T12A-07
Along-strike Variation in Fault Structural Maturity Dictates Location of Largest Earthquake Slip and Rupture Speed
Monday, 14 December 2015: 11:50
306 (Moscone South)
Isabelle Manighetti1, Clément Perrin1, Jean-Paul Ampuero2, Frederic Cappa1 and Yves Gaudemer3, (1)Géoazur - Université Nice Sophia Antipolis, Valbonne, France, (2)California Institute of Technology, Pasadena, CA, United States, (3)IPGP, Paris, France
Abstract:
We analyzed the slip distributions of ~30 large continental earthquakes for which the long-term propagation of the causative faults is known. The lengthening of faults over their long-term growth induces systematic changes of their structural maturity along their length.
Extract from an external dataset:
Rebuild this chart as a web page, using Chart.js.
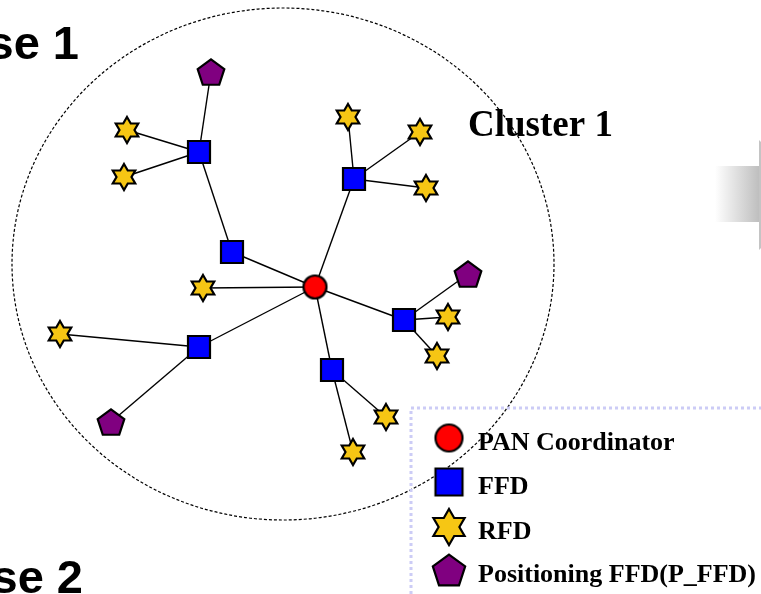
<!DOCTYPE html>
<html>
<head>
<meta charset="utf-8">
<script src="https://cdn.jsdelivr.net/npm/chart.js@4/dist/chart.umd.min.js"></script>
<style>
  html, body { margin: 0; padding: 0; background: #ffffff; }
  #wrap { width: 761px; height: 594px; }
</style>
</head>
<body>
<div id="wrap"><canvas id="netChart" width="761" height="594"></canvas></div>
<script>
// NODES (picture coordinates, y downwards)
const panNode   = [[315, 287]];
const ffdNodes  = [[199, 152], [354, 179], [232, 252], [404, 320], [199, 347], [332, 370]];
const rfdNodes  = [[127, 130], [124, 177], [348, 117], [420, 132], [426, 188], [203, 288],
                   [448, 317], [437, 356], [60, 334], [386, 417], [353, 452]];
const pffdNodes = [[211, 72], [468, 274], [111, 422]];

// LINKS  C = coordinator, F = FFD, R = RFD, P = P_FFD
const links = [
    ["C", "F1"], ["C", "F2"], ["C", "F3"], ["C", "F4"], ["C", "F5"], ["C", "R5"],
    ["F0", "F2"], ["F0", "P0"], ["F0", "R0"], ["F0", "R1"],
    ["F1", "R2"], ["F1", "R3"], ["F1", "R4"],
    ["F3", "P1"], ["F3", "R6"], ["F3", "R7"],
    ["F4", "R8"], ["F4", "P2"],
    ["F5", "R9"], ["F5", "R10"]
];

// cluster boundary: centre + radii
const clusterCenter = [283, 264];
const clusterRadii  = [271, 256];

const legendLabels = ["PAN Coordinator", "FFD", "RFD", "Positioning FFD(P_FFD)"];
const legendRows   = [438, 482, 527, 570];

const COLORS = { pan: "#ff0000", ffd: "#0000ff", rfd: "#f6c614", pffd: "#800080" };

// ICONS
function makeIcon(shape, size, fill) {
    let c = document.createElement("canvas");
    c.width = size + 6;
    c.height = size + 6;
    let ctx = c.getContext("2d");
    let cx = c.width / 2, cy = c.height / 2, R = size / 2;
    ctx.beginPath();
    if (shape === "circle") {
        ctx.arc(cx, cy, R, 0, Math.PI * 2);
    } else if (shape === "square") {
        ctx.rect(cx - R, cy - R, size, size);
    } else if (shape === "star") {
        let r = R / Math.sqrt(3);
        for (let i = 0; i < 12; i++) {
            let a = -Math.PI / 2 + i * Math.PI / 6;
            let rr = i % 2 === 0 ? R : r;
            ctx.lineTo(cx + rr * Math.cos(a), cy + rr * Math.sin(a));
        }
        ctx.closePath();
    } else if (shape === "pentagon") {
        let oy = cy + R * 0.1;
        for (let i = 0; i < 5; i++) {
            let a = -Math.PI / 2 + i * 2 * Math.PI / 5;
            ctx.lineTo(cx + R * Math.cos(a), oy + R * Math.sin(a));
        }
        ctx.closePath();
    }
    ctx.fillStyle = fill;
    ctx.fill();
    ctx.lineWidth = 2.2;
    ctx.lineJoin = "miter";
    ctx.strokeStyle = "#000000";
    ctx.stroke();
    return c;
}

const icons = {
    pan: makeIcon("circle", 23, COLORS.pan),
    ffd: makeIcon("square", 22, COLORS.ffd),
    rfd: makeIcon("star", 26, COLORS.rfd),
    pffd: makeIcon("pentagon", 28, COLORS.pffd)
};
const legendIcons = [
    makeIcon("circle", 27, COLORS.pan),
    makeIcon("square", 27, COLORS.ffd),
    makeIcon("star", 36, COLORS.rfd),
    makeIcon("pentagon", 34, COLORS.pffd)
];

function lookup(key) {
    if (key === "C") return panNode[0];
    let idx = parseInt(key.slice(1));
    if (key[0] === "F") return ffdNodes[idx];
    if (key[0] === "R") return rfdNodes[idx];
    return pffdNodes[idx];
}

const toPts = arr => arr.map(p => ({ x: p[0], y: p[1] }));

// link datasets
let linkSets = links.map(l => ({
    type: "line",
    data: [lookup(l[0]), lookup(l[1])].map(p => ({ x: p[0], y: p[1] })),
    borderColor: "#000000",
    borderWidth: 1.4,
    pointRadius: 0,
    fill: false,
    order: 5
}));

function nodeSet(arr, icon) {
    return {
        type: "scatter",
        data: toPts(arr),
        pointStyle: icon,
        pointRadius: 10,
        order: 0
    };
}

// DRAWING EXTRAS
const decorPlugin = {
    id: "decor",
    beforeDatasetsDraw(chart) {
        let ctx = chart.ctx;
        let sx = chart.scales.x, sy = chart.scales.y;
        let cx = sx.getPixelForValue(clusterCenter[0]);
        let cy = sy.getPixelForValue(clusterCenter[1]);
        let rx = sx.getPixelForValue(clusterCenter[0] + clusterRadii[0]) - cx;
        let ry = sy.getPixelForValue(clusterCenter[1] + clusterRadii[1]) - cy;

        ctx.save();
        // grey arrow on the right
        let g = ctx.createLinearGradient(715, 0, 760, 0);
        g.addColorStop(0, "#ffffff");
        g.addColorStop(1, "#bdbdbd");
        ctx.fillStyle = g;
        ctx.fillRect(715, 166, 45, 56);
        ctx.fillStyle = "#c4c4c4";
        ctx.beginPath();
        ctx.moveTo(759, 140);
        ctx.lineTo(815, 195);
        ctx.lineTo(759, 250);
        ctx.closePath();
        ctx.fill();

        // cluster boundary
        ctx.beginPath();
        ctx.ellipse(cx, cy, Math.abs(rx), Math.abs(ry), 0, 0, Math.PI * 2);
        ctx.setLineDash([3, 2]);
        ctx.lineWidth = 1.2;
        ctx.strokeStyle = "#000000";
        ctx.stroke();
        ctx.restore();
    },
    afterDatasetsDraw(chart) {
        let ctx = chart.ctx;
        ctx.save();

        // legend box
        ctx.setLineDash([3, 3]);
        ctx.lineWidth = 3;
        ctx.strokeStyle = "#ccccf6";
        ctx.beginPath();
        ctx.moveTo(411, 600);
        ctx.lineTo(411, 408);
        ctx.lineTo(765, 408);
        ctx.stroke();
        ctx.setLineDash([]);

        ctx.fillStyle = "#000000";
        ctx.textBaseline = "alphabetic";
        ctx.font = "bold 26px 'Liberation Serif', 'Times New Roman', serif";
        legendLabels.forEach((t, i) => {
            let ic = legendIcons[i];
            ctx.drawImage(ic, 449 - ic.width / 2, legendRows[i] - ic.height / 2);
            ctx.fillText(t, 478, legendRows[i] + 12);
        });

        // titles
        ctx.font = "bold 37px 'Liberation Serif', 'Times New Roman', serif";
        ctx.fillText("Cluster 1", 468, 136);

        ctx.font = "bold 47px 'Liberation Sans', Arial, sans-serif";
        ctx.textAlign = "right";
        ctx.fillText("se 1", 79, 59);
        ctx.fillText("se 2", 83, 593);
        ctx.restore();
    }
};

new Chart(document.getElementById("netChart"), {
    type: "scatter",
    data: {
        datasets: [
            nodeSet(panNode, icons.pan),
            nodeSet(ffdNodes, icons.ffd),
            nodeSet(rfdNodes, icons.rfd),
            nodeSet(pffdNodes, icons.pffd),
            ...linkSets
        ]
    },
    options: {
        responsive: false,
        animation: false,
        layout: { padding: 0, autoPadding: false },
        plugins: {
            legend: { display: false },
            tooltip: { enabled: false }
        },
        scales: {
            x: { type: "linear", min: 0, max: 761, display: false },
            y: { type: "linear", min: 0, max: 594, reverse: true, display: false }
        }
    },
    plugins: [decorPlugin]
});
</script>
</body>
</html>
We find that, independent of where ruptures nucleated on the faults, largest earthquake slips systematically occurred on the most mature parts of the broken fault sections, whereas coseismic slip systematically tapered linearly over most of the rupture length in the direction of long-term fault propagation, i.e., decreasing maturity. Also, ruptures systematically propagated faster, up to supershear, along the most mature parts of the broken sections. We suggest that earthquake slip asymmetry and rupture acceleration are mainly governed by along-strike changes in fault zone strength, due to evolution of fault segmentation and off-fault damage with increasing maturity. The generic location of largest coseismic slip in the most mature part of a rupture zone is likely a static effect, resulting from the intimate elasto-static relation between stress drop, slip and elastic modulus of the faulted medium; even if stress drop is constant over the rupture, the strong reduction of elastic modulus in the zone of most intense damage off- the most mature fault section leads to significantly larger slip. Additionally, the pinning of fault slip by inter-segments decreases in direction of increasing maturity. The faster rupture speeds along the most mature rupture parts show that earthquake dynamics is also influenced by along-strike changes of fault maturity. The enhancement of rupture speed is likely due to interactions between rupture and trapped waves in the damage zone. Since the direction(s) of long-term fault propagation can generally be determined from geological evidence, it should be possible to anticipate in which direction earthquake slip will increase and accelerate, and possibly become a Big One.